NOAA
Not yet a hurricane, Tropical Storm Isaac has already delivered shock waves from the Caribbean to Florida, postponing terror trial hearings in Cuba and posing a potential threat to next week's GOP convention in Tampa.
Isaac's path remains uncertain, but some computer models show the storm slicing its way up Florida's peninsula. Others send it farther west, into the Gulf of Mexico.
Officials are taking the threat seriously.
Gov. Rick Scott will talk about Florida's preparations for the storm at a media briefing Thursday morning at the State Emergency Operations Center in Tallahassee.
Tampa Mayor Bob Buckhorn said his city is prepared for the 50,000 people headed to his city for the Republican National Convention, which starts Monday.
The latest forecast map from the National Hurricane Center in Miami shows Isaac passing near the Florida Keys early Monday as a Category 1 hurricane and northwest of Tampa by Monday evening.
"We have contingency plan after contingency plan," Buckhorn said. "We are ready in the event that it happens. I don't think it's going to be a factor in this particular convention. But we are prepared in the event that it is."

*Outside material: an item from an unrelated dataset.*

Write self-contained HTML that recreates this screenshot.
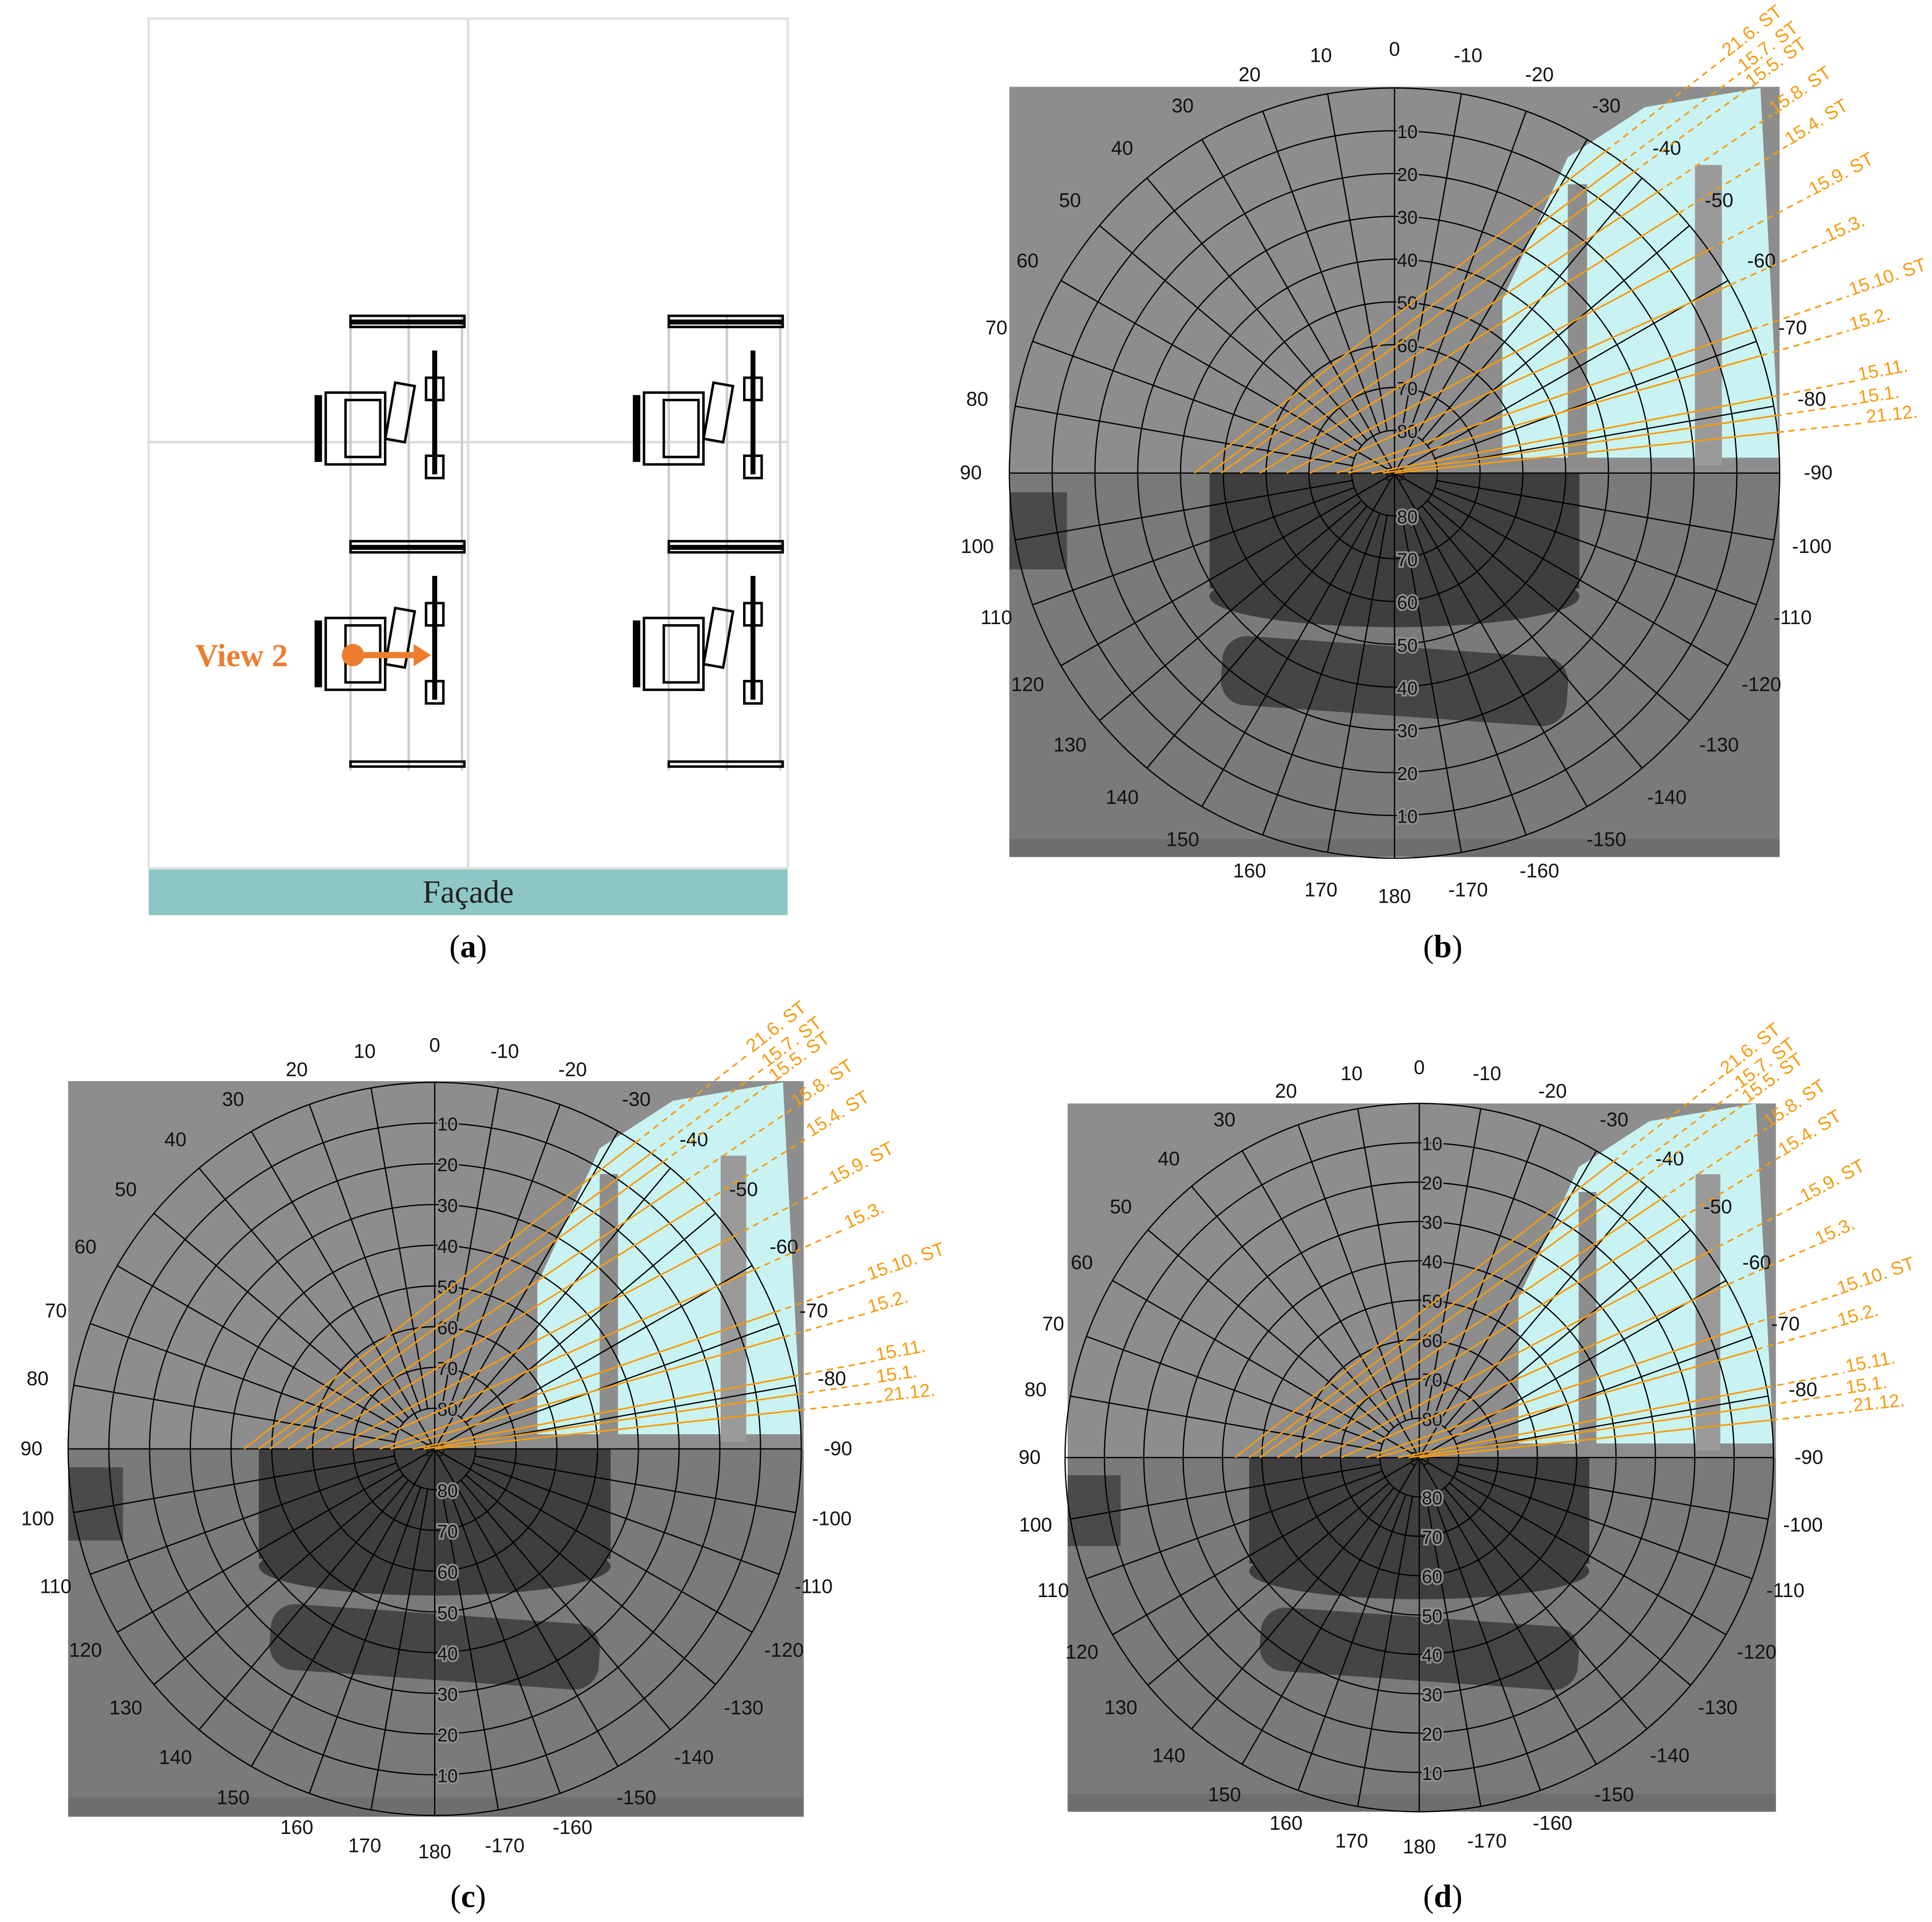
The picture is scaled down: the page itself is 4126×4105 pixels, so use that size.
<!DOCTYPE html>
<html><head><meta charset="utf-8"><style>
html,body{margin:0;padding:0;background:#fff;overflow:hidden;width:4126px;height:4105px;}
svg{display:block;}
</style></head><body>
<svg id="fig" xmlns="http://www.w3.org/2000/svg" width="4126" height="4105" viewBox="0 0 1560 1552" font-family="Liberation Sans, sans-serif" overflow="hidden">
<rect width="1560" height="1552" fill="#fff"/>
<g id="panelA">
  <rect x="120" y="15" width="516" height="686" fill="#fff" stroke="#e2e2e2" stroke-width="2"/>
  <line x1="378" y1="15" x2="378" y2="701" stroke="#ddd" stroke-width="2"/>
  <line x1="120" y1="357" x2="636" y2="357" stroke="#ddd" stroke-width="2"/>
  <rect x="120" y="702" width="516" height="37" fill="#8cc7c5"/>
  <text x="378" y="729" text-anchor="middle" font-family="Liberation Serif, serif" font-size="26" fill="#222">Façade</text>
  <text x="378" y="773" text-anchor="middle" font-family="Liberation Serif, serif" font-size="26">(<tspan font-weight="bold">a</tspan>)</text>
</g>
<text x="1165" y="773" text-anchor="middle" font-family="Liberation Serif, serif" font-size="26">(<tspan font-weight="bold">b</tspan>)</text>
<text x="378" y="1540" text-anchor="middle" font-family="Liberation Serif, serif" font-size="26">(<tspan font-weight="bold">c</tspan>)</text>
<text x="1165" y="1540" text-anchor="middle" font-family="Liberation Serif, serif" font-size="26">(<tspan font-weight="bold">d</tspan>)</text>
</svg>
<script>
const NS='http://www.w3.org/2000/svg';
const svg=document.getElementById('fig');
function el(tag,attrs,parent){const e=document.createElementNS(NS,tag);for(const k in attrs)e.setAttribute(k,attrs[k]);(parent||svg).appendChild(e);return e;}

// ---- chart data ----
const ringAltitudes=[0,10,20,30,40,50,60,70,80];
const azimuthLabels=[0,-10,-20,-30,-40,-50,-60,-70,-80,-90,-100,-110,-120,-130,-140,-150,-160,-170,180,170,160,150,140,130,120,110,100,90,80,70,60,50,40,30,20,10];
const sunDates=['21.6. ST','15.7. ST','15.5. ST','15.8. ST','15.4. ST','15.9. ST','15.3.','15.10. ST','15.2.','15.11.','15.1.','21.12.'];
const sunEndU=[0.86,0.9,0.92,0.98,1.02,1.08,1.12,1.18,1.18,1.2,1.2,1.22];
const sunEndV=[-1.08,-1.04,-1.0,-0.93,-0.85,-0.72,-0.6,-0.46,-0.37,-0.24,-0.18,-0.13];
const sunStartU=[-0.52,-0.48,-0.45,-0.40,-0.35,-0.28,-0.22,-0.15,-0.12,-0.06,-0.03,0.0];

// ---- panel a furniture ----
const pa=document.getElementById('panelA');
function station(x,y){
  const g=el('g',{fill:'none',stroke:'#000','stroke-width':2},pa);
  el('line',{x1:x+28,y1:y,x2:x+28,y2:y+185,stroke:'#ccc'},g);el('line',{x1:x+75,y1:y,x2:x+75,y2:y+185,stroke:'#ccc'},g);
  el('line',{x1:x+118,y1:y,x2:x+118,y2:y+185,stroke:'#ccc'},g);
  el('rect',{x:x+28,y:y,width:92,height:4},g);el('rect',{x:x+28,y:y+6,width:92,height:3},g);
  el('rect',{x:x,y:y+65,width:4,height:52,fill:'#000'},g);
  el('rect',{x:x+8,y:y+62,width:48,height:58},g);el('rect',{x:x+24,y:y+68,width:28,height:46},g);
  el('rect',{x:x+60,y:y+55,width:16,height:46,transform:`rotate(10 ${x+68} ${y+78})`},g);
  el('line',{x1:x+96,y1:y+28,x2:x+96,y2:y+128,'stroke-width':4},g);
  el('rect',{x:x+89,y:y+50,width:14,height:18},g);el('rect',{x:x+89,y:y+113,width:14,height:18},g);
}
station(255,255);station(512,255);station(255,437);station(512,437);
el('rect',{x:283,y:615,width:92,height:4,fill:'none',stroke:'#000','stroke-width':2},pa);
el('rect',{x:540,y:615,width:92,height:4,fill:'none',stroke:'#000','stroke-width':2},pa);
const v2=el('text',{x:195,y:538,'text-anchor':'middle','font-family':'Liberation Serif, serif','font-size':26,'font-weight':'bold',fill:'#ec7d2f'},pa);


v2.textContent='View 2';
el('circle',{cx:285,cy:529,r:9,fill:'#ec7d2f'},pa);
el('line',{x1:285,y1:529,x2:336,y2:529,stroke:'#ec7d2f','stroke-width':5},pa);
el('polygon',{points:'348,529 334,520 334,538',fill:'#ec7d2f'},pa);

// ---- polar panels ----
function panel(name,cx,cy,R,rx,ry,rw,rh){
  const g=el('g',{});
  
  
  const id='clip'+name;
  const cp=el('clipPath',{id:id},g);el('rect',{x:rx,y:ry,width:rw,height:rh},cp);
  const bg=el('g',{'clip-path':`url(#${id})`},g);
  el('rect',{x:rx,y:ry,width:rw,height:rh,fill:'#8d8d8d'},bg);
  el('rect',{x:rx,y:cy,width:rw,height:rh-(cy-ry),fill:'#7a7a7a'},bg);
  const pts=[[0.28,-0.04],[0.28,-0.45],[0.45,-0.82],[0.65,-0.95],[0.95,-1.0],[1.0,-0.04]].map(p=>[cx+p[0]*R,cy+p[1]*R]);
  el('polygon',{points:pts.map(p=>p.join(',')).join(' '),fill:'#c9f3f3'},bg);
  el('rect',{x:cx+0.45*R,y:cy-0.75*R,width:0.05*R,height:0.72*R,fill:'#8d8d8d'},bg);
  el('rect',{x:cx+0.78*R,y:cy-0.8*R,width:0.07*R,height:0.78*R,fill:'#9a9a9a'},bg);
  el('rect',{x:cx-0.48*R,y:cy,width:0.96*R,height:0.3*R,fill:'#3e3e3e'},bg);
  el('ellipse',{cx:cx,cy:cy+0.32*R,rx:0.48*R,ry:0.08*R,fill:'#3e3e3e'},bg);
  el('rect',{x:cx-0.45*R,y:cy+0.45*R,width:0.9*R,height:0.18*R,rx:20,fill:'#454545',transform:`rotate(4 ${cx} ${cy+0.54*R})`},bg);
  el('rect',{x:rx,y:cy+0.05*R,width:0.15*R,height:0.2*R,fill:'#4a4a4a'},bg);
  el('rect',{x:rx,y:cy+0.95*R,width:rw,height:rh,fill:'#6e6e6e'},bg);
  const gg=el('g',{fill:'none',stroke:'#000','stroke-width':1},g);
  ringAltitudes.forEach(a=>{el('circle',{cx:cx,cy:cy,r:(90-a)/90*R},gg);});
  for(let az=0;az<360;az+=10){const t=az*Math.PI/180;const r0=az%30===0?0:R/9;
    el('line',{x1:cx+r0*Math.sin(t),y1:cy-r0*Math.cos(t),x2:cx+R*Math.sin(t),y2:cy-R*Math.cos(t)},gg);}
  azimuthLabels.forEach(v=>{const ang=-v*Math.PI/180;const rr=R*1.1;
    const t=el('text',{x:cx+rr*Math.sin(ang),y:cy-rr*Math.cos(ang)+5,'text-anchor':'middle','font-size':16,fill:'#111'},g);t.textContent=v;});
  ringAltitudes.slice(1).forEach(a=>{const r=(90-a)/90*R;
    [cy-r,cy+r].forEach(y=>{const t=el('text',{x:cx+2,y:y+6,'font-size':15,'text-anchor':'start',fill:'#111',stroke:'#8d8d8d','stroke-width':3,'paint-order':'stroke'},g);t.textContent=a;});});
  const c90=el('text',{x:cx,y:cy+6,'font-size':15,'text-anchor':'middle',fill:'#111'},g);c90.textContent='90';
  const sg=el('g',{stroke:'#f39c12','stroke-width':1.3,fill:'none'},g);
  sunDates.forEach((d,i)=>{
    const x0=cx+sunStartU[i]*R,y0=cy,x1=cx+sunEndU[i]*R,y1=cy+sunEndV[i]*R;
    let lo=0,hi=1;for(let k=0;k<30;k++){const m=(lo+hi)/2;const x=x0+(x1-x0)*m,y=y0+(y1-y0)*m;if(Math.hypot(x-cx,y-cy)<R)lo=m;else hi=m;}
    const xm=x0+(x1-x0)*lo,ym=y0+(y1-y0)*lo;
    const ln=el('line',{x1:x0,y1:y0,x2:xm,y2:ym},sg);
    
    
    el('line',{x1:xm,y1:ym,x2:x1,y2:y1,'stroke-dasharray':'5,4'},sg);
    const ang=Math.atan2(y1-y0,x1-x0)*180/Math.PI;
    const t=el('text',{x:x1+2,y:y1,'font-size':15,fill:'#f39c12',stroke:'none',transform:`rotate(${ang} ${x1+2} ${y1})`},g);
    t.textContent=d;
  });
}
panel('panel-b-sun-path',1126,382,311,815,70,622,622);
panel('panel-c-sun-path',351,1170,296,55,873,594,594);
panel('panel-d-sun-path',1146,1177,286,862,891,572,572);
</script>
</body></html>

Convention spokesman Kyle Downey said the situation is being monitored "very closely."
Possibly complicating matters, the convention site -- The Tampa Bay Times Forum -- is mandatory evacuation zone once storms reach 96 mph or a Category 2 hurricane, according to the Hillsborough County Hurricane Guide. The current forecast doesn't have Isaac reaching that status.
At the U.S. naval base at Guantanamo Bay, Cuba, officials canceled the pretrial arguments scheduled to get under way in the trial of Khalid Sheikh Mohammed and four others.